How Star Trek: TNG could have made Counselor Troi more necessary

NEW YORK, NEW YORK - OCTOBER 08: Marina Sirtis speaks onstage at the Star Trek Universe panel during New York Comic Con on October 08, 2022 in New York City. (Photo by Eugene Gologursky/Getty Images for Paramount+)
NEW YORK, NEW YORK - OCTOBER 08: Marina Sirtis speaks onstage at the Star Trek Universe panel during New York Comic Con on October 08, 2022 in New York City. (Photo by Eugene Gologursky/Getty Images for Paramount+) /

Counselor Troi was not used to her full potential

When Star Trek: The Next Generation premiered, Counselor Troi was in a unique position as the first ship’s counselor in the franchise.  The Star Trek: The Original Series episode “Court Martial” briefly mentioned Bones was an expert in “space psychology,” yet it was not brought up again in any of the TOS episodes or movies, making Counselor Troi the first member of the crew whose job was focused on the mental health of her peers.

There is a perception among non-fans of TNG that Counselor Troi had no real role on the show since TNG did not utilize her role as counselor to showcase her training and how it could have helped improve the lives of the Enterprise-D crew by addressing their mental and emotional health.

Instead, Counselor Troi often ended up being written as a damsel in distress, conveying obvious information to the audience, and otherwise not having a great impact on the plot.  Later episodes did showcase her talents better, but she was not always seen as necessary to the series, which is very disheartening because when Counselor Troi was better utilized, she helped create better episodes that embraced the utopia the franchise was meant to embody where mental health was taken seriously and mental health services were respected.

Counselor Troi could have helped TNG be better

Although TNG was built on showcasing the utopia seen in TOS and exploring it further, parts of the series foreshadowed the darker turns the franchise would take in Star Trek: Deep Space Nine and Star Trek: Voyager as the crew dealt with the emotional repercussions of their journey, which would have given Counselor Troi the opportunity to help her crewmates have better lives.

For example, Security Chief Tasha Yar was from a dystopian failed colony and had fled it to join Starfleet, yet her mental health was never explored in TNG.  Although the treatment plans and mental health tools used for those suffering from PTSD have changed from when TNG was filmed, seeing Counselor Troi and Tasha Yar working together on Yar’s mental health could have helped many who had PTSD and destigmatized mental health struggles for others.  Yar could have come to Troi and explained how something unexpected made her uncomfortable then Troi could have explained how unexpected triggers are, how they can be smells, noises, tastes, or anything else.  Even the terrible episode “Code of Honor” had an avenue for this as Troi comments Yar is flattered by the attention paid to her even when it is negative then the two could have explored why Yar felt this way.

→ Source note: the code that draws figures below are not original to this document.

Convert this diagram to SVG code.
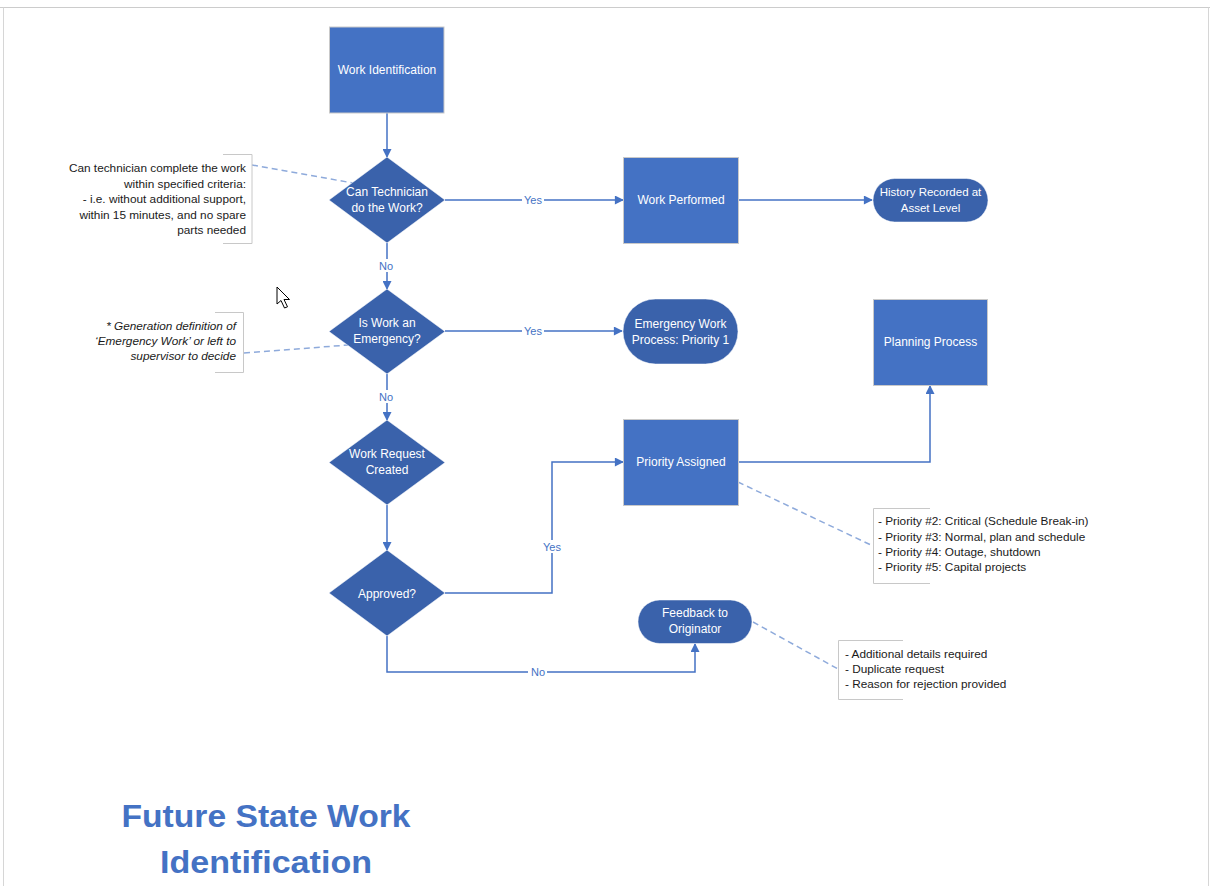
<svg xmlns="http://www.w3.org/2000/svg" width="1210" height="886" viewBox="0 0 1210 886">
<defs>
<style>
.rect{fill:#4472C4;stroke:#C9C9C9;stroke-width:1}
.dark{fill:#3A62AB;stroke:#FFFFFF;stroke-width:0.5}
.nt{font-family:"Liberation Sans",Arial,sans-serif;font-size:12px;fill:#FFFFFF;text-anchor:middle}
.nts{font-family:"Liberation Sans",Arial,sans-serif;font-size:11.5px;fill:#FFFFFF;text-anchor:middle}
.conn{fill:none;stroke:#4472C4;stroke-width:1.5}
.lbl{font-family:"Liberation Sans",Arial,sans-serif;font-size:11px;fill:#4472C4;text-anchor:middle}
.lblbg{fill:#FFFFFF}
.dash{fill:none;stroke:#8EAADB;stroke-width:1.5;stroke-dasharray:6 4}
.brk{fill:none;stroke:#C8C8C8;stroke-width:1}
.at{font-family:"Liberation Sans",Arial,sans-serif;font-size:11.8px;fill:#1A1A1A}
.title{font-family:"Liberation Sans",Arial,sans-serif;font-size:32px;font-weight:bold;fill:#4472C4;text-anchor:middle}
</style>
<marker id="arr" viewBox="0 0 10 10" refX="9" refY="5" markerWidth="10" markerHeight="9" markerUnits="userSpaceOnUse" orient="auto">
<path d="M0,0 L10,5 L0,10 Z" fill="#4472C4"/>
</marker>
</defs>
<rect x="0" y="0" width="1210" height="886" fill="#FFFFFF"/>
<g id="frame">
<line x1="0" y1="7.5" x2="1210" y2="7.5" stroke="#CCCCCC" stroke-width="1"/>
<line x1="3.5" y1="7.5" x2="3.5" y2="886" stroke="#D6D6D6" stroke-width="1"/>
<line x1="1208.5" y1="7.5" x2="1208.5" y2="886" stroke="#D6D6D6" stroke-width="1"/>
</g>
<g id="connectors">
<line class="conn" x1="387" y1="113" x2="387" y2="157" marker-end="url(#arr)"/>
<line class="conn" x1="445" y1="200" x2="623" y2="200" marker-end="url(#arr)"/>
<line class="conn" x1="738" y1="200" x2="872" y2="200" marker-end="url(#arr)"/>
<line class="conn" x1="387" y1="243" x2="387" y2="289" marker-end="url(#arr)"/>
<line class="conn" x1="445" y1="331" x2="622" y2="331" marker-end="url(#arr)"/>
<line class="conn" x1="387" y1="374" x2="387" y2="420" marker-end="url(#arr)"/>
<line class="conn" x1="387" y1="505" x2="387" y2="550" marker-end="url(#arr)"/>
<polyline class="conn" points="445,593 552,593 552,462 623,462" marker-end="url(#arr)"/>
<polyline class="conn" points="387,636 387,672 695,672 695,644" marker-end="url(#arr)"/>
<polyline class="conn" points="738,462 930,462 930,386" marker-end="url(#arr)"/>
<rect class="lblbg" x="522" y="193" width="22" height="13"/>
<text class="lbl" x="533" y="204">Yes</text>
<rect class="lblbg" x="522" y="324" width="22" height="13"/>
<text class="lbl" x="533" y="335">Yes</text>
<rect class="lblbg" x="377" y="259" width="19" height="13"/>
<text class="lbl" x="386" y="270">No</text>
<rect class="lblbg" x="377" y="390" width="19" height="13"/>
<text class="lbl" x="386" y="401">No</text>
<rect class="lblbg" x="541" y="540" width="22" height="13"/>
<text class="lbl" x="552" y="551">Yes</text>
<rect class="lblbg" x="528" y="665" width="19" height="13"/>
<text class="lbl" x="538" y="676">No</text>
</g>
<g id="annotation-lines">
<line class="dash" x1="252" y1="165" x2="364" y2="185"/>
<line class="dash" x1="244" y1="353" x2="348" y2="345"/>
<line class="dash" x1="738" y1="482" x2="873" y2="546"/>
<line class="dash" x1="753" y1="622" x2="838" y2="669"/>
</g>
<g id="n-work-identification">
<rect class="rect" x="329.5" y="27" width="114.5" height="86"/>
<text class="nt" x="387" y="74">Work Identification</text>
</g>
<g id="n-can-technician">
<polygon class="dark" points="387,157 445,200 387,243 329,200"/>
<text class="nt" x="387" y="196">Can Technician</text>
<text class="nt" x="387" y="212">do the Work?</text>
</g>
<g id="n-work-performed">
<rect class="rect" x="623.5" y="157.5" width="115" height="86"/>
<text class="nt" x="681" y="204">Work Performed</text>
</g>
<g id="n-history">
<rect class="dark" x="873" y="178.5" width="115" height="43.5" rx="21.75"/>
<text class="nts" x="930.5" y="196">History Recorded at</text>
<text class="nts" x="930.5" y="212">Asset Level</text>
</g>
<g id="n-emergency">
<polygon class="dark" points="387,289 445,331.5 387,374 329,331.5"/>
<text class="nt" x="387" y="327">Is Work an</text>
<text class="nt" x="387" y="343">Emergency?</text>
</g>
<g id="n-emergency-process">
<rect class="dark" x="623" y="299" width="115" height="65" rx="32.5"/>
<text class="nt" x="680.5" y="328">Emergency Work</text>
<text class="nt" x="680.5" y="344">Process: Priority 1</text>
</g>
<g id="n-planning">
<rect class="rect" x="873.5" y="299.5" width="114" height="86"/>
<text class="nt" x="930.5" y="346">Planning Process</text>
</g>
<g id="n-work-request">
<polygon class="dark" points="387,420 445,462.5 387,505 329,462.5"/>
<text class="nt" x="387" y="458">Work Request</text>
<text class="nt" x="387" y="474">Created</text>
</g>
<g id="n-priority-assigned">
<rect class="rect" x="623.5" y="419.5" width="115" height="86"/>
<text class="nt" x="681" y="466">Priority Assigned</text>
</g>
<g id="n-approved">
<polygon class="dark" points="387,550 445,593 387,636 329,593"/>
<text class="nt" x="387" y="598">Approved?</text>
</g>
<g id="n-feedback">
<rect class="dark" x="638" y="600" width="114" height="43.5" rx="21.75"/>
<text class="nt" x="695" y="617">Feedback to</text>
<text class="nt" x="695" y="633">Originator</text>
</g>
<g id="a-technician-criteria">
<polyline class="brk" points="223,154.5 252,154.5 252,243.5 223,243.5"/>
<text class="at" text-anchor="end" x="246" y="172">Can technician complete the work</text>
<text class="at" text-anchor="end" x="246" y="188">within specified criteria:</text>
<text class="at" text-anchor="end" x="246" y="203">- i.e. without additional support,</text>
<text class="at" text-anchor="end" x="246" y="219">within 15 minutes, and no spare</text>
<text class="at" text-anchor="end" x="246" y="234">parts needed</text>
</g>
<g id="a-emergency-definition">
<polyline class="brk" points="215,312.5 243.5,312.5 243.5,372.5 215,372.5"/>
<text class="at" text-anchor="end" font-style="italic" x="236" y="330">* Generation definition of</text>
<text class="at" text-anchor="end" font-style="italic" x="236" y="345">‘Emergency Work’ or left to</text>
<text class="at" text-anchor="end" font-style="italic" x="236" y="360">supervisor to decide</text>
</g>
<g id="a-priorities">
<polyline class="brk" points="930,508.5 873.5,508.5 873.5,583.5 930,583.5"/>
<text class="at" x="878" y="525">- Priority #2: Critical (Schedule Break-in)</text>
<text class="at" x="878" y="541">- Priority #3: Normal, plan and schedule</text>
<text class="at" x="878" y="556">- Priority #4: Outage, shutdown</text>
<text class="at" x="878" y="571">- Priority #5: Capital projects</text>
</g>
<g id="a-feedback-reasons">
<polyline class="brk" points="903,640.5 838.5,640.5 838.5,699.5 903,699.5"/>
<text class="at" x="845" y="658">- Additional details required</text>
<text class="at" x="845" y="673">- Duplicate request</text>
<text class="at" x="845" y="688">- Reason for rejection provided</text>
</g>
<g id="cursor">
<path d="M277,287 L277,304 L281,300.5 L284.5,308 L287.5,306.8 L284,299.5 L289.5,299.5 Z" fill="#FFFFFF" stroke="#000000" stroke-width="1" stroke-linejoin="round"/>
</g>
<g id="title">
<text class="title" x="266" y="827" textLength="289" lengthAdjust="spacingAndGlyphs">Future State Work</text>
<text class="title" x="266" y="873" textLength="212" lengthAdjust="spacingAndGlyphs">Identification</text>
</g>
</svg>
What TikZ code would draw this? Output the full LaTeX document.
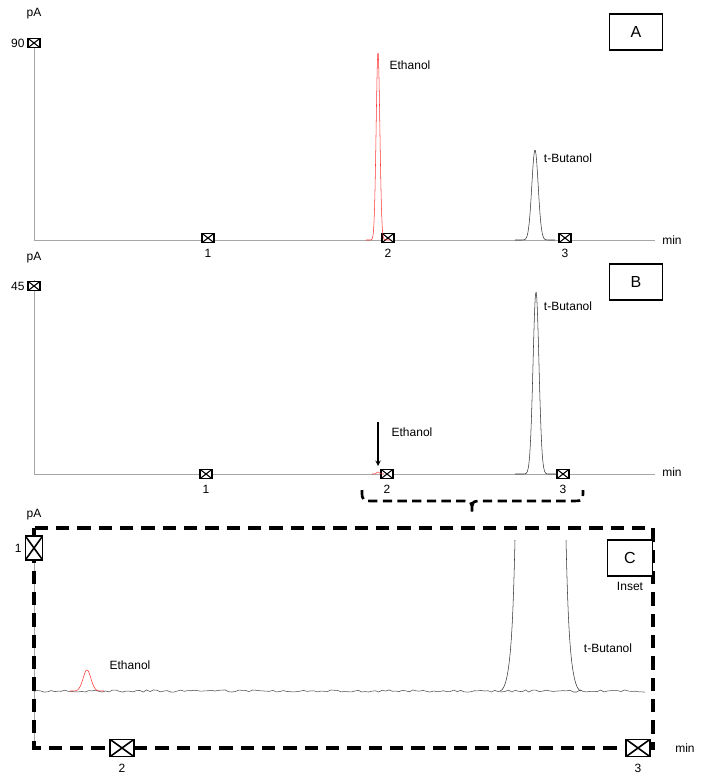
\documentclass[tikz,border=0pt]{standalone}
\usepackage{fontspec}
\setmainfont{Liberation Sans}
\usetikzlibrary{positioning}
\tikzset{
  x=0.75pt, y=-0.75pt,
  every node/.style={font=\fontsize{9}{10}\selectfont, inner sep=1pt},
  axis/.style={gray!70, line width=0.6pt},
  trace/.style={gray!40!black, line width=0.4pt},
  ethtrace/.style={red!80, line width=0.4pt},
  xbox/.style={draw, thick, fill=white, minimum width=9pt, minimum height=7pt, inner sep=0pt,
    path picture={\draw (path picture bounding box.south west)--(path picture bounding box.north east)
      (path picture bounding box.north west)--(path picture bounding box.south east);}},
  bigbox/.style={xbox, line width=1.2pt, minimum width=18pt, minimum height=13pt},
  tallbox/.style={xbox, line width=1.2pt, minimum width=13pt, minimum height=18pt},
  panel/.style={draw, thick, fill=white, minimum width=40pt, minimum height=27pt, font=\fontsize{12}{13}\selectfont},
  inset/.style={line width=2.4pt, dash pattern=on 10pt off 6pt}
}
\begin{document}
\begin{tikzpicture}
  \useasboundingbox (0,0) rectangle (702,782);
  \pgfmathsetseed{7}
  % panel A
  \draw[axis] (34,40) -- (34,240) -- (655,240);
  \node (yA) at (34,14) {pA};
  \node[xbox] (tA) at (34,43) {};
  \node[left=1pt of tA] {90};
  \node[panel] (pA) at (636,32) {A};
  \foreach \x/\t in {208/1,388/2,565/3} {
    \node[xbox] (mA\t) at (\x,238) {};
    \node[below=3pt of mA\t] {\t};
  }
  \node (minA) at (672,240) {min};
  \draw[ethtrace] plot[domain=366:390, samples=60] (\x, {240-188*exp(-((\x-378)/2.6)^2)});
  \draw[trace] plot[domain=515:555, samples=60] (\x, {240-90*exp(-((\x-535)/4.5)^2)});
  \node (eA) at (410,65) {Ethanol};
  \node (bA) at (568,158) {t-Butanol};
  % panel B
  \draw[axis] (34,280) -- (34,474) -- (655,474);
  \node (yB) at (34,258) {pA};
  \node[xbox] (tB) at (34,286) {};
  \node[left=1pt of tB] {45};
  \node[panel] (pB) at (636,282) {B};
  \foreach \x/\t in {206/1,387/2,563/3} {
    \node[xbox] (mB\t) at (\x,474) {};
    \node[below=3pt of mB\t] {\t};
  }
  \node (minB) at (672,472) {min};
  \draw[ethtrace] plot[domain=372:384, samples=20] (\x, {474-2*exp(-((\x-378)/2)^2)});
  \draw[trace] plot[domain=515:558, samples=80] (\x, {474-182*exp(-((\x-536)/4.2)^2)});
  \node (bB) at (568,306) {t-Butanol};
  \node (eB) at (412,432) {Ethanol};
  \coordinate (aB) at (378,422);
  \coordinate (hB) at (378,466);
  \draw[-stealth, thick] (aB) -- (hB);
  % brace
  \coordinate (brL) at (362,490);
  \coordinate (brR) at (583,490);
  \coordinate (brM) at (472,512);
  \draw[line width=2pt, dash pattern=on 7pt off 4pt]
    (brL) .. controls (362,501) .. (375,501) -- (460,501) .. controls (472,501) .. (brM)
    .. controls (472,501) .. (484,501) -- (570,501) .. controls (583,501) .. (brR);
  % panel C
  \draw[axis] (34,548) -- (34,748);
  \draw[inset] (34,528) rectangle (653,748);
  \node (yC) at (34,515) {pA};
  \node[tallbox] (tC) at (34,548) {};
  \node[left=1pt of tC] {1};
  \node[panel, minimum width=34pt] (pC) at (630,558) {C};
  \node[below=3pt of pC] (iC) {Inset};
  \foreach \x/\t in {122/2,638/3} {
    \node[bigbox] (mC\t) at (\x,748) {};
    \node[below=4pt of mC\t] {\t};
  }
  \node (minC) at (685,748) {min};
  \draw[gray!60!black, line width=0.4pt] plot[domain=34:645, samples=180] (\x, {691+1.1*rand});
  \draw[ethtrace] plot[domain=70:104, samples=40] (\x, {691-21*exp(-((\x-87)/5.5)^2)});
  \draw[trace] (500,691) .. controls (511,689) and (513,620) .. (515,540);
  \draw[trace] (566,540) .. controls (568,620) and (570,689) .. (581,691);
  \node (eC) at (130,665) {Ethanol};
  \node (bC) at (608,648) {t-Butanol};
\end{tikzpicture}
\end{document}
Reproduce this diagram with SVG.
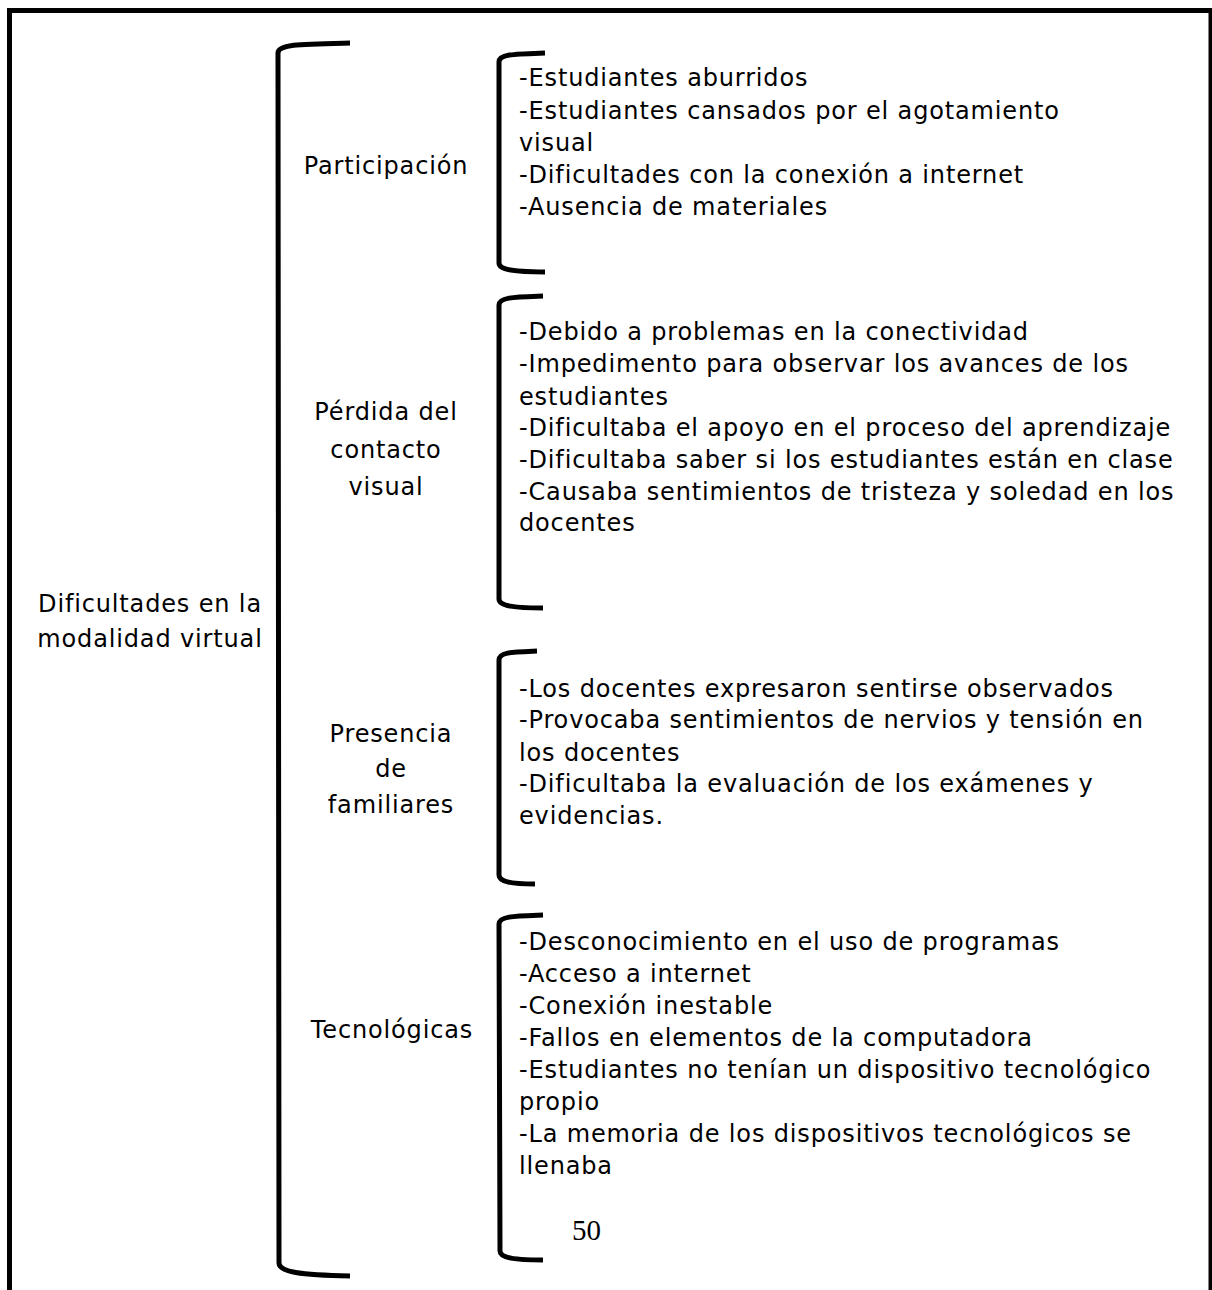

Even after Yar’s character was written off the show, Lieutenant Data and his quest to understand humanity could have been a perfect avenue for Counselor Troi to use her training to help the audience to explore humanity.  Data often struggled to connect with his fellow crew members because he did not always understand the emotional part of their decisions.  Counselor Troi could have used various techniques from psychiatrists and psychologists to explore why similar events impacted crew members in different ways.  The audience could also have learned from this as they might be able to understand similar real life examples of this.  This was briefly explored in the episode “Hero Worship” where a young boy, Timothy, tries to emulate Data following the death of his parents.  Data has spent years trying to understand human emotions yet Timothy wants to not feel those.  Counselor Troi explains to Data that by doing this Timothy is trying to process his grief over the loss of his parents.  Timothy and Data learn from each other during the episode as Data gets to see his actions from a human perspective and vice versa.

Counselor Troi could have opened the way for better understandings of mental health

If Counselor Troi had been written to embrace her training and skill set, TNG could have included many important conversations about mental health and how people can help others around them have better lives.  Unfortunately, Counselor Troi did not get very many scenes that focused on her role as ship’s counselor, the very role she was supposed to have on the Enterprise-D.

Several times throughout the series Counselor Troi could have helped move the action forward by using the various techniques and tools she had access to in order to help others, but often she became a damsel in distress or sometimes didn’t even appear in an episode.

If the writers had used Counselor Troi in her intended role to explore trauma with Tasha Yar or explore humanity with Data, TNG would have had the chance to deal with important topics that were not explored in TOS and set up some of the serious topics that DS9 or Voyager explored in their runs.